I had Stewart ancestors myself in Kelso. They were butchers.
The only tartans they would have seen would have been if any Scottish army regiments passed through the town. It was only with the visit of King George IV to Scotland in, I think, 1822, that tartans became fashionable, and that had a lot to do with Sir Walter Scott trying to encourage a bit of colourful pageantry to make the king's visit memorable for him.
Lowlanders mostly wore quite dull brown or grey clothes, similar to what was worn in England, although the Scots favoured floppy flat caps, a bit like berets.
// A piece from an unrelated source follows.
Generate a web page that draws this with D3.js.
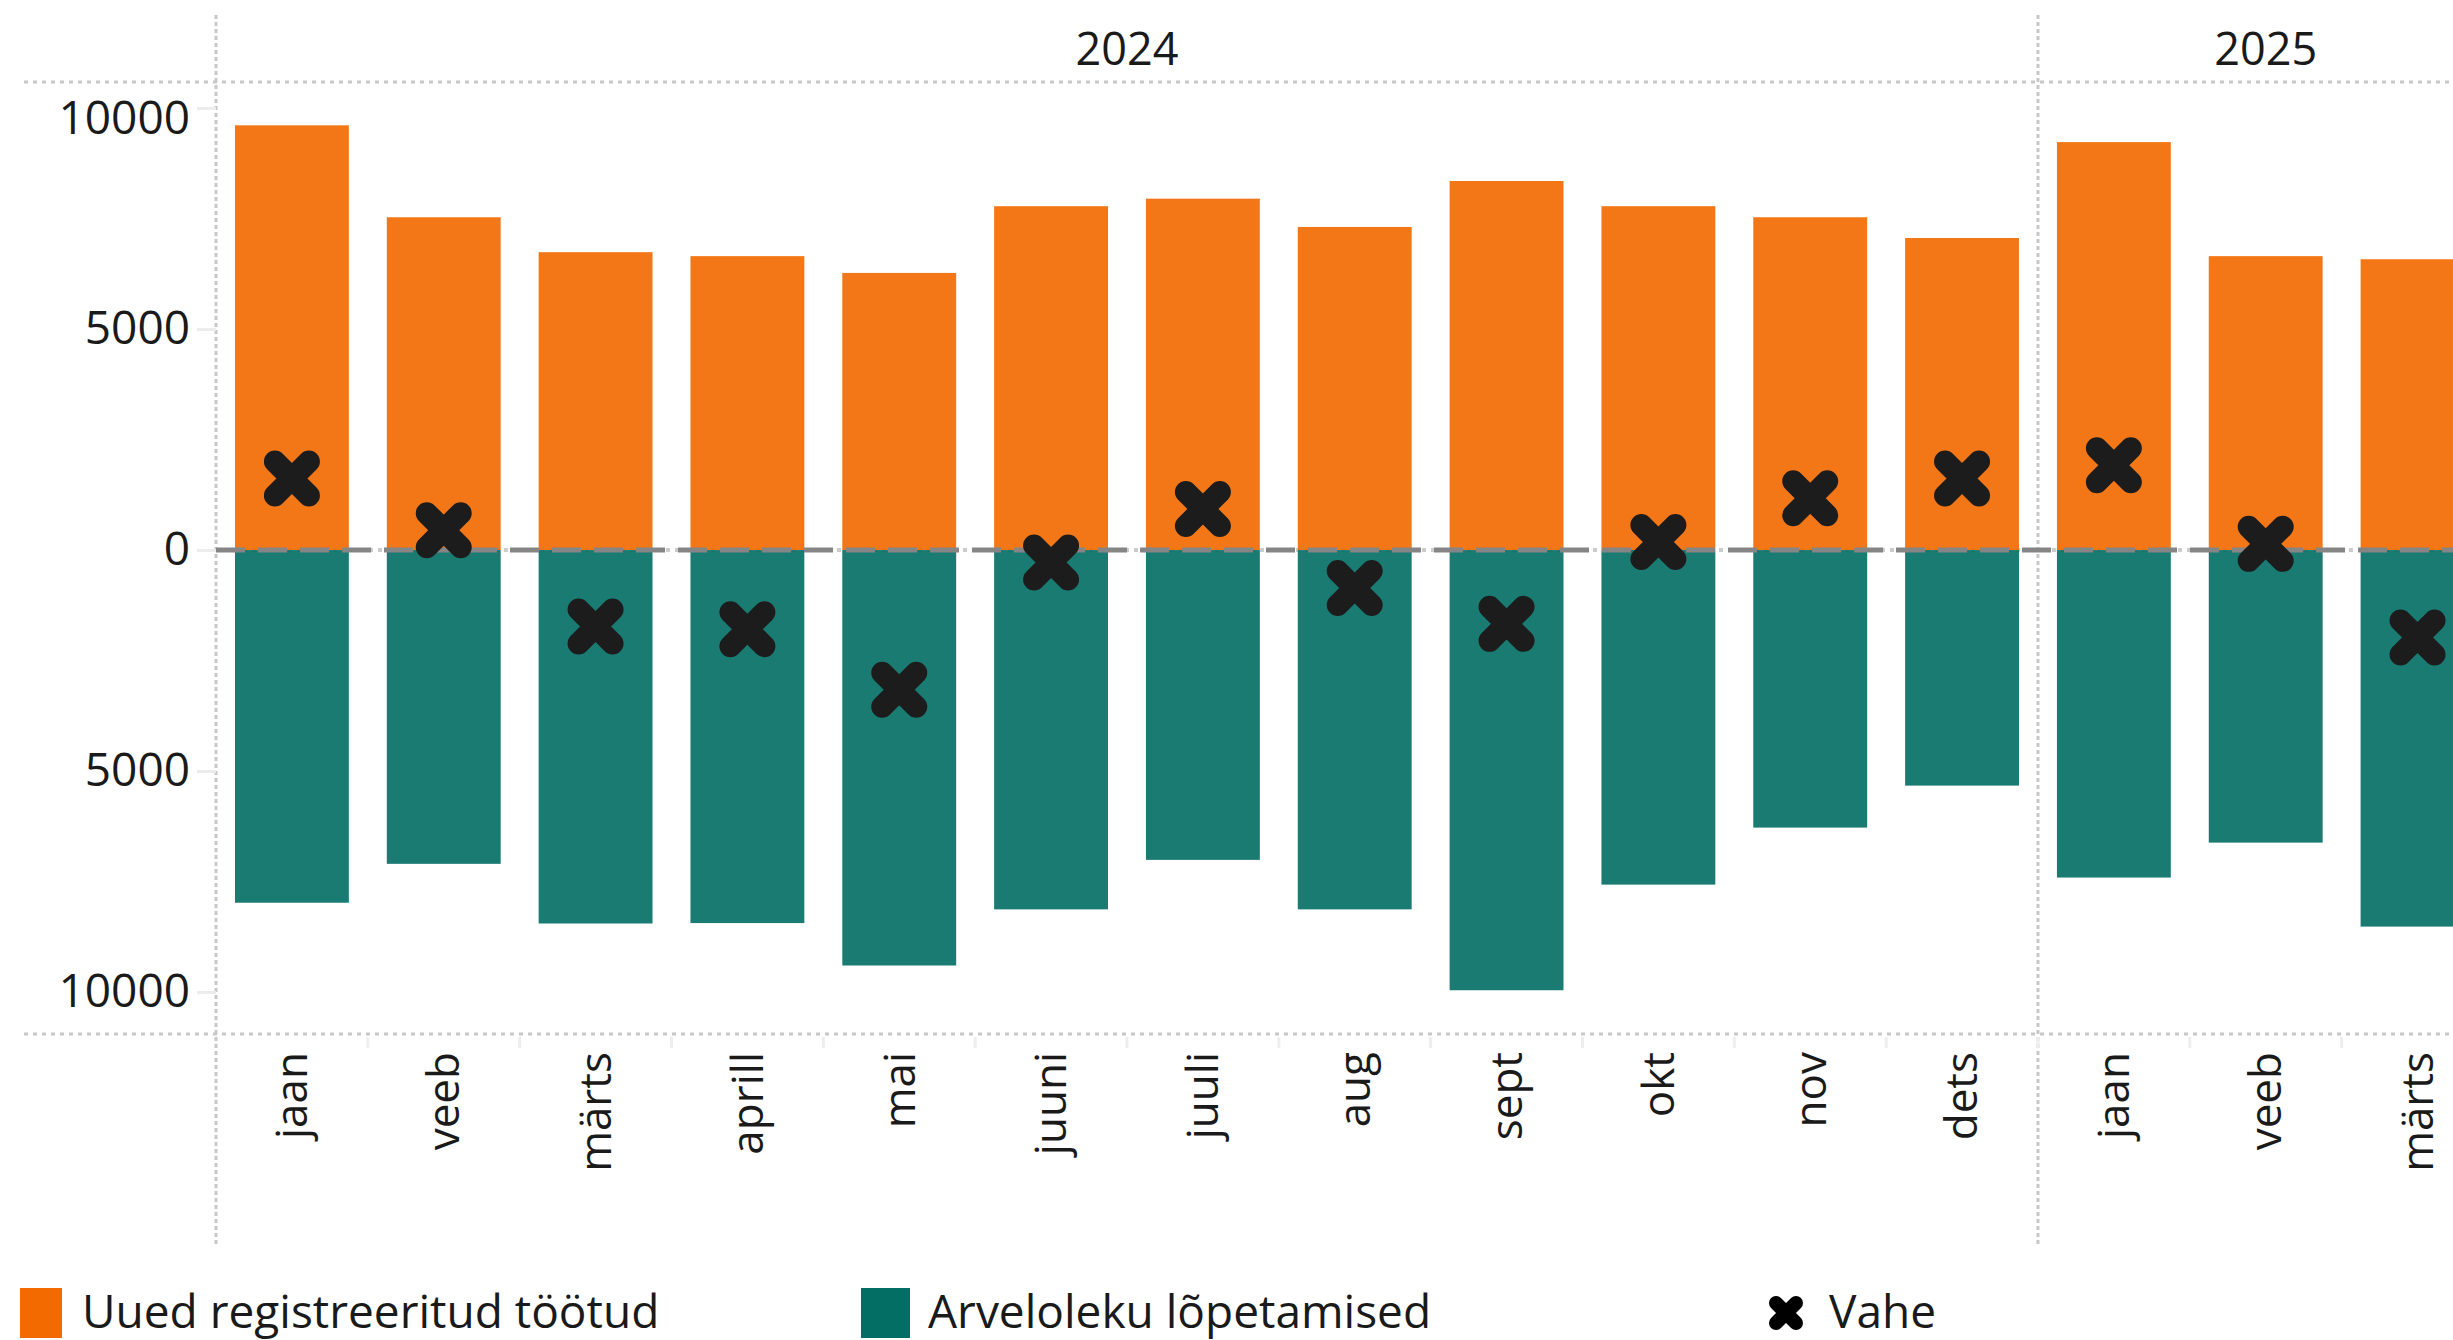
<!DOCTYPE html>
<html>
<head>
<meta charset="utf-8">
<script src="https://cdn.jsdelivr.net/npm/d3@7"></script>
<style>
  html, body { margin: 0; padding: 0; background: #fff; }
  text { font-family: "Open Sans", "Noto Sans", sans-serif; fill: #1a1a1a; }
</style>
</head>
<body>
<div id="chart"></div>
<script>
// months shown on the x axis (Jan 2024 - Mar 2025)
const months = ['jaan', 'veeb', 'märts', 'aprill', 'mai', 'juuni', 'juuli', 'aug', 'sept', 'okt', 'nov', 'dets', 'jaan', 'veeb', 'märts'];
const monthYears = [2024, 2024, 2024, 2024, 2024, 2024, 2024, 2024, 2024, 2024, 2024, 2024, 2025, 2025, 2025];
const years = [2024, 2025];

// series values
const newUnemployed = [9610, 7530, 6740, 6650, 6270, 7780, 7950, 7310, 8350, 7780, 7530, 7060, 9230, 6650, 6580];
const endedRegistrations = [7980, 7100, 8450, 8440, 9400, 8130, 7010, 8130, 9960, 7570, 6280, 5330, 7410, 6620, 8520];
const difference = [1620, 450, -1730, -1790, -3160, -280, 930, -860, -1670, 180, 1170, 1620, 1920, 140, -1980];

const yTicks = [10000, 5000, 0, -5000, -10000];
const legendLabels = ['Uued registreeritud töötud', 'Arveloleku lõpetamised', 'Vahe'];

const W = 2453, H = 1340;
const pane = { left: 216, top: 82, bottom: 1034 };
const step = 151.83;
const orange = '#f26a00', teal = '#036e64', markColor = '#1c1c1c';

const svg = d3.select('#chart')
  .append('svg')
  .attr('width', W)
  .attr('height', H)
  .style('display', 'block');

svg.append('rect').attr('width', W).attr('height', H).attr('fill', '#fff');

// scales
const keys = months.map((m, i) => i);
const x = d3.scaleBand()
  .domain(keys)
  .range([pane.left, pane.left + step * months.length])
  .paddingInner(0.25)
  .paddingOuter(0.125);

const y = d3.scaleLinear()
  .domain([-10950, 10590])
  .range([pane.bottom, pane.top]);

// header / frame lines
const grid = svg.append('g');
[pane.top, pane.bottom].forEach(yy => {
  grid.append('line')
    .attr('x1', 24).attr('x2', W)
    .attr('y1', yy).attr('y2', yy)
    .attr('stroke', '#c8c8c8')
    .attr('stroke-width', 3)
    .attr('stroke-dasharray', '4 5');
});

// year separators
const yearStart = yr => x(monthYears.indexOf(yr)) - x.step() * x.paddingOuter();
years.forEach(yr => {
  grid.append('line')
    .attr('x1', yearStart(yr)).attr('x2', yearStart(yr))
    .attr('y1', 15).attr('y2', 1245)
    .attr('stroke', '#c8c8c8')
    .attr('stroke-width', 3)
    .attr('stroke-dasharray', '4 3');
});

// year headers
years.forEach(yr => {
  const idx = keys.filter(i => monthYears[i] === yr);
  const x0 = yearStart(yr);
  const x1 = x0 + idx.length * x.step();
  svg.append('text')
    .attr('x', (x0 + x1) / 2)
    .attr('y', 65)
    .attr('text-anchor', 'middle')
    .style('font-size', '45px')
    .text(yr);
});

// light zero gridline under the bars
svg.append('line')
  .attr('x1', pane.left).attr('x2', W)
  .attr('y1', y(0)).attr('y2', y(0))
  .attr('stroke', '#cccccc')
  .attr('stroke-width', 4)
  .attr('stroke-dasharray', '4 5');

// bars
svg.append('g')
  .selectAll('rect')
  .data(keys)
  .enter()
  .append('rect')
  .attr('x', i => x(i))
  .attr('y', i => y(newUnemployed[i]))
  .attr('width', x.bandwidth())
  .attr('height', i => y(0) - y(newUnemployed[i]))
  .attr('fill', orange)
  .attr('fill-opacity', 0.91);

svg.append('g')
  .selectAll('rect')
  .data(keys)
  .enter()
  .append('rect')
  .attr('x', i => x(i))
  .attr('y', y(0))
  .attr('width', x.bandwidth())
  .attr('height', i => y(-endedRegistrations[i]) - y(0))
  .attr('fill', teal)
  .attr('fill-opacity', 0.91);

// dashed zero reference line
svg.append('line')
  .attr('x1', pane.left).attr('x2', W)
  .attr('y1', y(0)).attr('y2', y(0))
  .attr('stroke', '#858585')
  .attr('stroke-width', 5)
  .attr('stroke-dasharray', '29 13');

// difference markers (chunky x)
const xShape = d3.symbolX || d3.symbolCross;
const markR = 17;
const markSize = d3.symbolX ? Math.pow(markR / 0.6189, 2) + 1.7 : 1100;
const marker = d3.symbol().type(xShape).size(markSize);

svg.append('g')
  .selectAll('path')
  .data(keys)
  .enter()
  .append('path')
  .attr('d', marker)
  .attr('transform', i => `translate(${x(i) + x.bandwidth() / 2}, ${y(difference[i])})` + (d3.symbolX ? '' : ' rotate(45)'))
  .attr('fill', d3.symbolX ? 'none' : markColor)
  .attr('stroke', d3.symbolX ? markColor : 'none')
  .attr('stroke-width', 22)
  .attr('stroke-linecap', 'round');

// y axis
const yAxis = d3.axisLeft(y)
  .tickValues(yTicks)
  .tickSize(19)
  .tickPadding(7)
  .tickFormat(d => Math.abs(d));

const gy = svg.append('g')
  .attr('transform', `translate(${pane.left}, 0)`)
  .call(yAxis);
gy.select('.domain').remove();
gy.selectAll('.tick line').attr('stroke', '#ececec').attr('stroke-width', 3);
gy.selectAll('.tick text')
  .style('font-size', '46px')
  .attr('fill', '#1a1a1a')
  .attr('dy', d => d === d3.max(yTicks) ? '0.55em' : '0.32em');

// x axis (month labels, rotated)
const xAxis = d3.axisBottom(x)
  .tickSize(0)
  .tickFormat(i => months[i]);

const gx = svg.append('g')
  .attr('transform', `translate(0, ${pane.bottom})`)
  .call(xAxis);
gx.select('.domain').remove();
gx.selectAll('.tick text')
  .attr('transform', 'rotate(-90)')
  .attr('x', -18)
  .attr('y', 0)
  .attr('dy', '0.35em')
  .attr('text-anchor', 'end')
  .attr('fill', '#1a1a1a')
  .style('font-size', '44px');

// faint band separators below the axis line
svg.append('g')
  .selectAll('line')
  .data(keys.slice(1))
  .enter()
  .append('line')
  .attr('x1', i => x(i) - x.step() * x.paddingInner() / 2)
  .attr('x2', i => x(i) - x.step() * x.paddingInner() / 2)
  .attr('y1', pane.bottom + 3)
  .attr('y2', pane.bottom + 14)
  .attr('stroke', '#eeeeee')
  .attr('stroke-width', 3);

// legend
const legend = svg.append('g');
const legendX = [20, 861, 1768];
[orange, teal].forEach((c, i) => {
  legend.append('rect')
    .attr('x', legendX[i]).attr('y', 1288)
    .attr('width', i === 0 ? 42 : 49).attr('height', 50)
    .attr('fill', c);
});
legend.append('path')
  .attr('d', d3.symbol().type(xShape).size(d3.symbolX ? Math.pow(10 / 0.6189, 2) + 1.7 : 400))
  .attr('transform', `translate(${legendX[2] + 18}, 1313)` + (d3.symbolX ? '' : ' rotate(45)'))
  .attr('fill', d3.symbolX ? 'none' : '#000')
  .attr('stroke', d3.symbolX ? '#000' : 'none')
  .attr('stroke-width', 14)
  .attr('stroke-linecap', 'round');

const legendTextX = [82, 928, 1829];
legendLabels.forEach((t, i) => {
  legend.append('text')
    .attr('x', legendTextX[i])
    .attr('y', 1328)
    .style('font-size', '46px')
    .text(t);
});
</script>
</body>
</html>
In my lifetime (I'm 64) there has been an explosion in the popularity of tartans and kilts, and young men often get married in kilts these days, which was almost unknown in my younger days. People with non-Highland names like Smith, Brown, Watson etc. will look up books on clans and septs to discover which tartan they are "entitled" to wear, but it's really a load of nonsense! Americans love that kind of stuff, and the tartan shops in places like Edinburgh encourage them in their delusions.
For example, if your name is Watson, you will find that the clan books tell you that you belong to the Clan Buchanan, and you are "entitled" to wear the Buchanan tartan. But the Buchanans were a Gaelic-speaking clan in the Loch Lomond area in the west of Scotland, whereas my Watsons were fisherfolk on the east coast, in Fife, and had absolutely nothing to do with Buchanans or any other Highlanders at any point in their history.
Your interest is in Stewarts, and of course that's a fine Highland name, with an array of tartans for you to choose from. But it's also a common name all over the Lowlands, and my butcher Stewarts in Kelso are unlikely ever to have worn a tartan garment in their lives and certainly wouldn't have been seen dead wearing a kilt (there wasn't much love lost between Highlanders and Lowlanders).